═════ RECORDS FOR THIS TASK

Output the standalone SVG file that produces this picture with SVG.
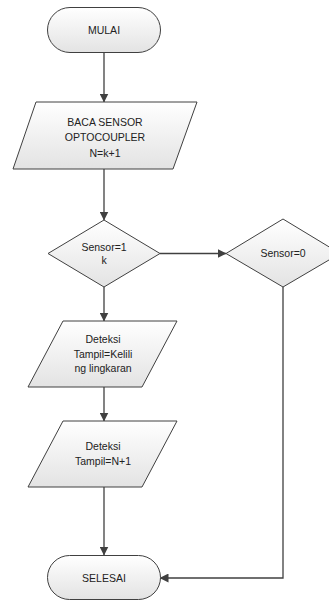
<svg xmlns="http://www.w3.org/2000/svg" width="329" height="601" viewBox="0 0 329 601">
<defs>
<linearGradient id="g" x1="0" y1="0" x2="0" y2="1">
<stop offset="0" stop-color="#ffffff"/>
<stop offset="1" stop-color="#e3e3e3"/>
</linearGradient>
<marker id="ah" markerWidth="9" markerHeight="9" refX="8.5" refY="4.5" orient="auto" markerUnits="userSpaceOnUse">
<path d="M0,0 L9,4.5 L0,9 Z" fill="#404040"/>
</marker>
</defs>
<style>
.s{fill:url(#g);stroke:#404040;stroke-width:1}
.t{font-family:"Liberation Sans",Arial,sans-serif;font-size:10.5px;fill:#222;text-anchor:middle}
.c{fill:none;stroke:#404040;stroke-width:1.3;marker-end:url(#ah)}
</style>
<rect width="329" height="601" fill="#ffffff"/>
<g id="connectors">
<path class="c" d="M104,52 V102"/>
<path class="c" d="M104,169 V220"/>
<path class="c" d="M160,253.5 H226"/>
<path class="c" d="M104,287 V321"/>
<path class="c" d="M104,387 V421"/>
<path class="c" d="M104,487 V555"/>
<path class="c" d="M283,287 V578 H160"/>
</g>
<g id="mulai">
<rect class="s" x="47.5" y="7.5" width="113" height="45" rx="22.5" ry="22.5"/>
<text class="t" x="104" y="34">MULAI</text>
</g>
<g id="baca">
<polygon class="s" points="36,102 197,102 173,169 13,169"/>
<text class="t" x="105" y="125.5">BACA SENSOR</text>
<text class="t" x="105" y="141">OPTOCOUPLER</text>
<text class="t" x="105" y="156.5">N=k+1</text>
</g>
<g id="sensor1">
<polygon class="s" points="104,220 160,253.5 104,287 48,253.5"/>
<text class="t" x="104" y="251">Sensor=1</text>
<text class="t" x="104" y="263.5">k</text>
</g>
<g id="sensor0">
<polygon class="s" points="283,219 340,253.5 283,287 226,253.5"/>
<text class="t" x="283" y="257">Sensor=0</text>
</g>
<g id="deteksi1">
<polygon class="s" points="63,321 177,321 142,387 28,387"/>
<text class="t" x="103" y="343">Deteksi</text>
<text class="t" x="103" y="357.5">Tampil=Kelili</text>
<text class="t" x="103" y="372">ng lingkaran</text>
</g>
<g id="deteksi2">
<polygon class="s" points="63,421 177,421 142,487 28,487"/>
<text class="t" x="103" y="450">Deteksi</text>
<text class="t" x="103" y="465">Tampil=N+1</text>
</g>
<g id="selesai">
<rect class="s" x="47.5" y="555.5" width="113" height="44" rx="22" ry="22"/>
<text class="t" x="104" y="582">SELESAI</text>
</g>
</svg>
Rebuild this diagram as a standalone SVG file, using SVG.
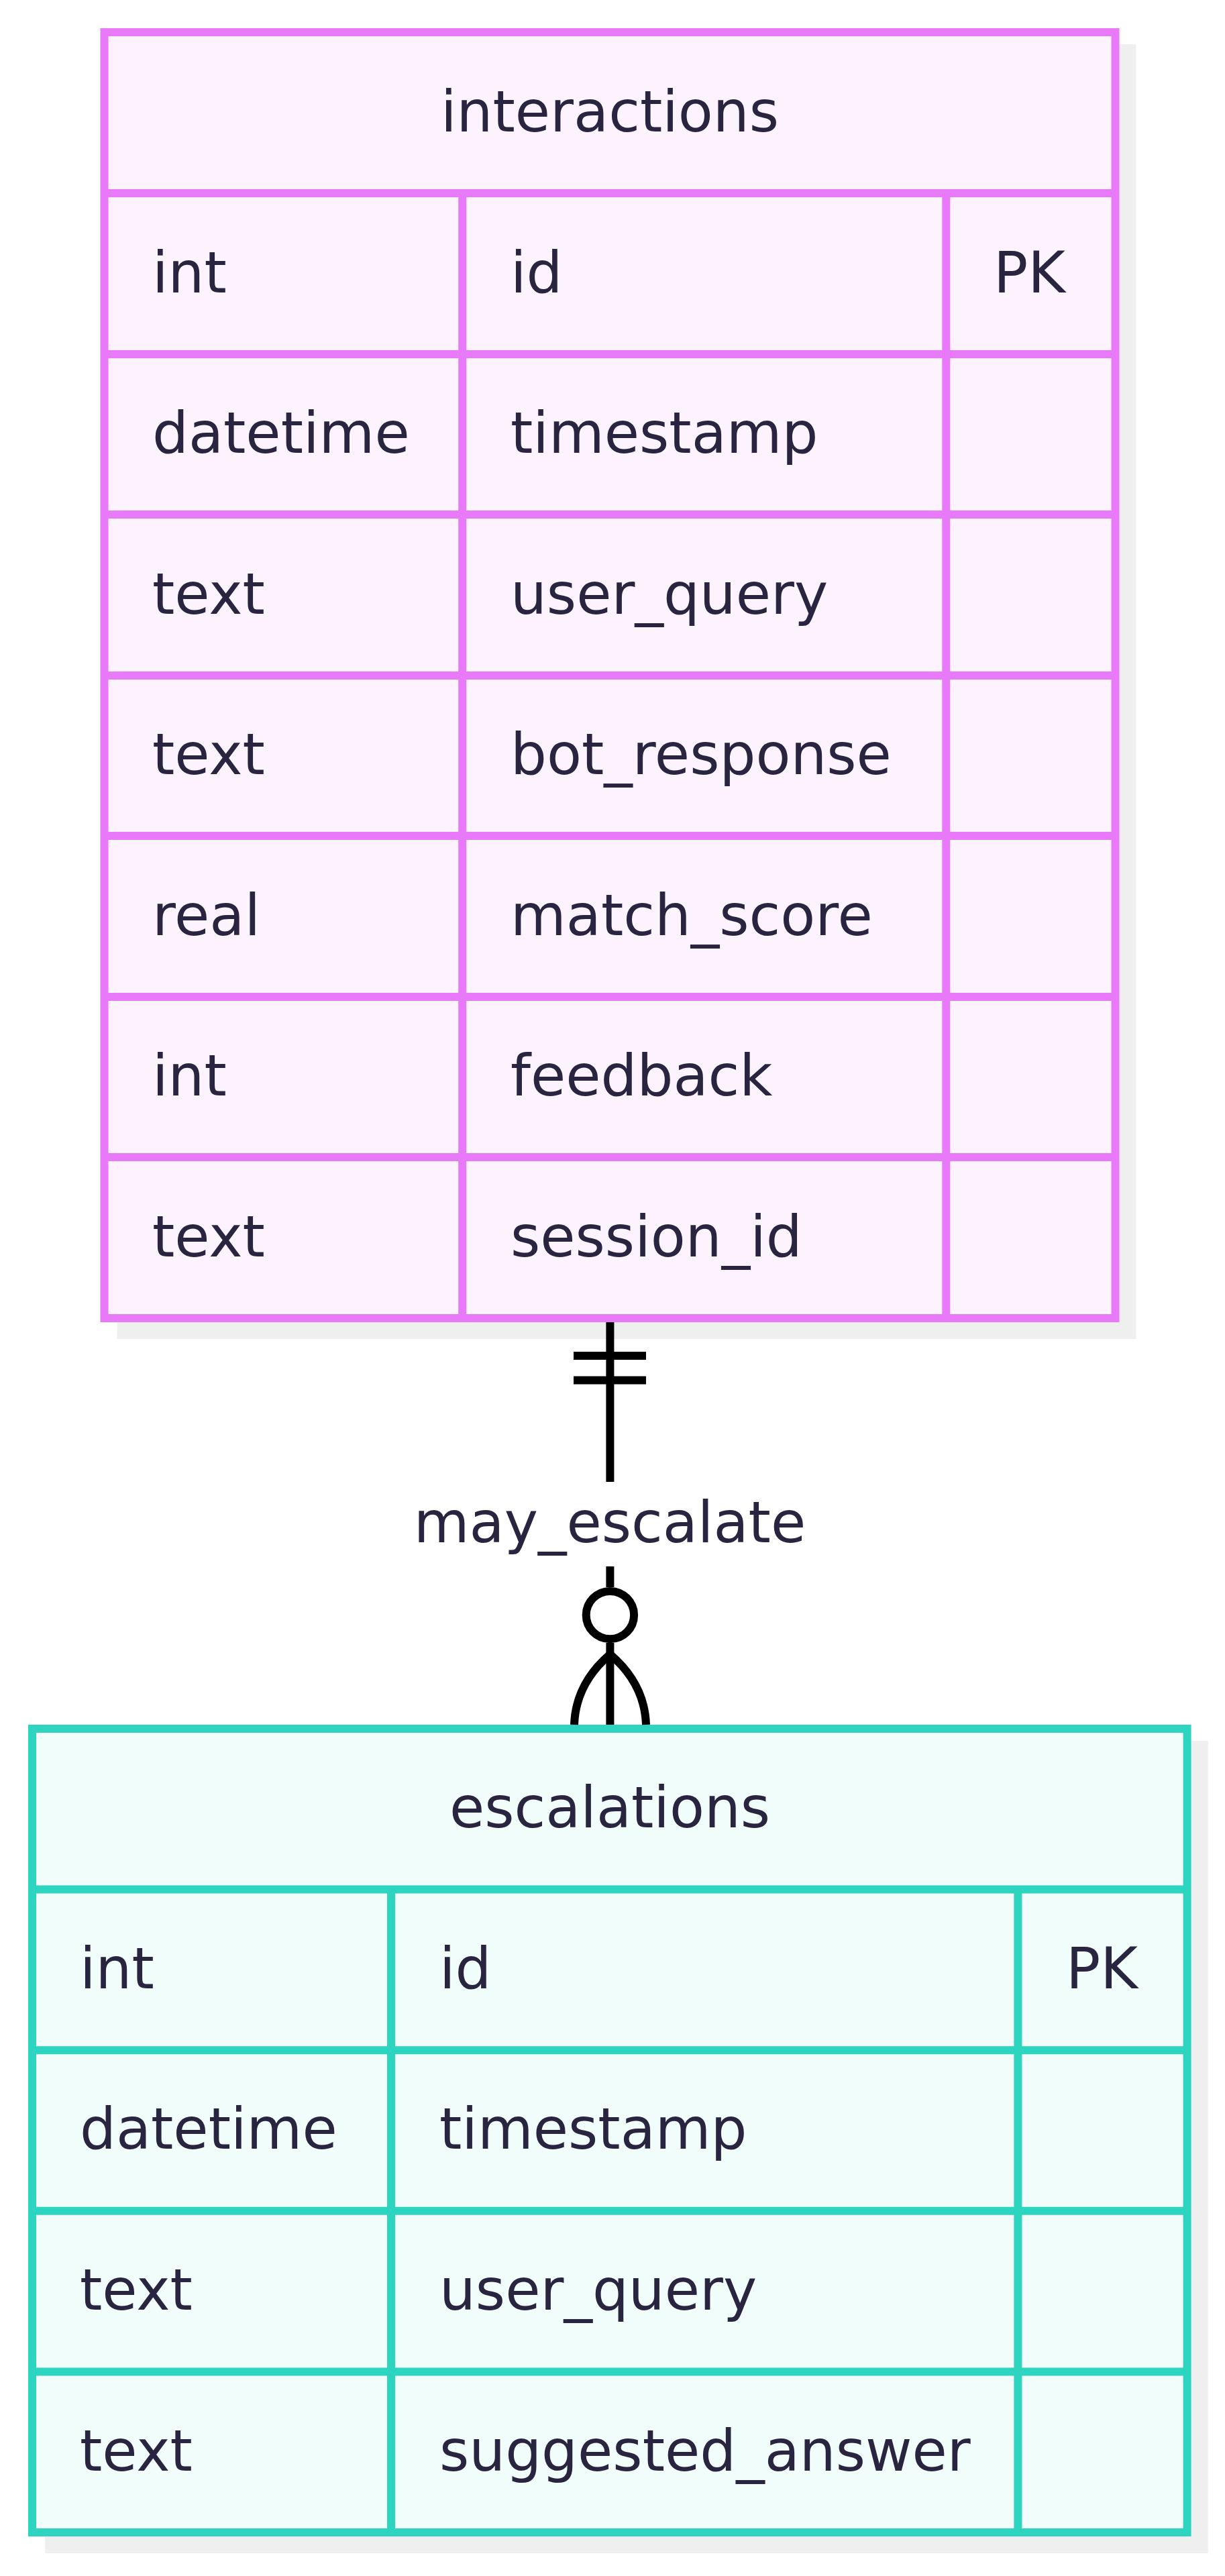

══════════

▸ EXERCISE
Your copy of the data should match it exactly, except that pictures are left out.

▸ RIGHT ANSWER
Output the standalone SVG file that produces this picture with SVG.
<svg xmlns="http://www.w3.org/2000/svg" width="329" height="601" viewBox="0 0 329 601">
<defs>
<linearGradient id="g" x1="0" y1="0" x2="0" y2="1">
<stop offset="0" stop-color="#ffffff"/>
<stop offset="1" stop-color="#e3e3e3"/>
</linearGradient>
<marker id="ah" markerWidth="9" markerHeight="9" refX="8.5" refY="4.5" orient="auto" markerUnits="userSpaceOnUse">
<path d="M0,0 L9,4.5 L0,9 Z" fill="#404040"/>
</marker>
</defs>
<style>
.s{fill:url(#g);stroke:#404040;stroke-width:1}
.t{font-family:"Liberation Sans",Arial,sans-serif;font-size:10.5px;fill:#222;text-anchor:middle}
.c{fill:none;stroke:#404040;stroke-width:1.3;marker-end:url(#ah)}
</style>
<rect width="329" height="601" fill="#ffffff"/>
<g id="connectors">
<path class="c" d="M104,52 V102"/>
<path class="c" d="M104,169 V220"/>
<path class="c" d="M160,253.5 H226"/>
<path class="c" d="M104,287 V321"/>
<path class="c" d="M104,387 V421"/>
<path class="c" d="M104,487 V555"/>
<path class="c" d="M283,287 V578 H160"/>
</g>
<g id="mulai">
<rect class="s" x="47.5" y="7.5" width="113" height="45" rx="22.5" ry="22.5"/>
<text class="t" x="104" y="34">MULAI</text>
</g>
<g id="baca">
<polygon class="s" points="36,102 197,102 173,169 13,169"/>
<text class="t" x="105" y="125.5">BACA SENSOR</text>
<text class="t" x="105" y="141">OPTOCOUPLER</text>
<text class="t" x="105" y="156.5">N=k+1</text>
</g>
<g id="sensor1">
<polygon class="s" points="104,220 160,253.5 104,287 48,253.5"/>
<text class="t" x="104" y="251">Sensor=1</text>
<text class="t" x="104" y="263.5">k</text>
</g>
<g id="sensor0">
<polygon class="s" points="283,219 340,253.5 283,287 226,253.5"/>
<text class="t" x="283" y="257">Sensor=0</text>
</g>
<g id="deteksi1">
<polygon class="s" points="63,321 177,321 142,387 28,387"/>
<text class="t" x="103" y="343">Deteksi</text>
<text class="t" x="103" y="357.5">Tampil=Kelili</text>
<text class="t" x="103" y="372">ng lingkaran</text>
</g>
<g id="deteksi2">
<polygon class="s" points="63,421 177,421 142,487 28,487"/>
<text class="t" x="103" y="450">Deteksi</text>
<text class="t" x="103" y="465">Tampil=N+1</text>
</g>
<g id="selesai">
<rect class="s" x="47.5" y="555.5" width="113" height="44" rx="22" ry="22"/>
<text class="t" x="104" y="582">SELESAI</text>
</g>
</svg>
Rebuild this diagram as a standalone SVG file, using SVG.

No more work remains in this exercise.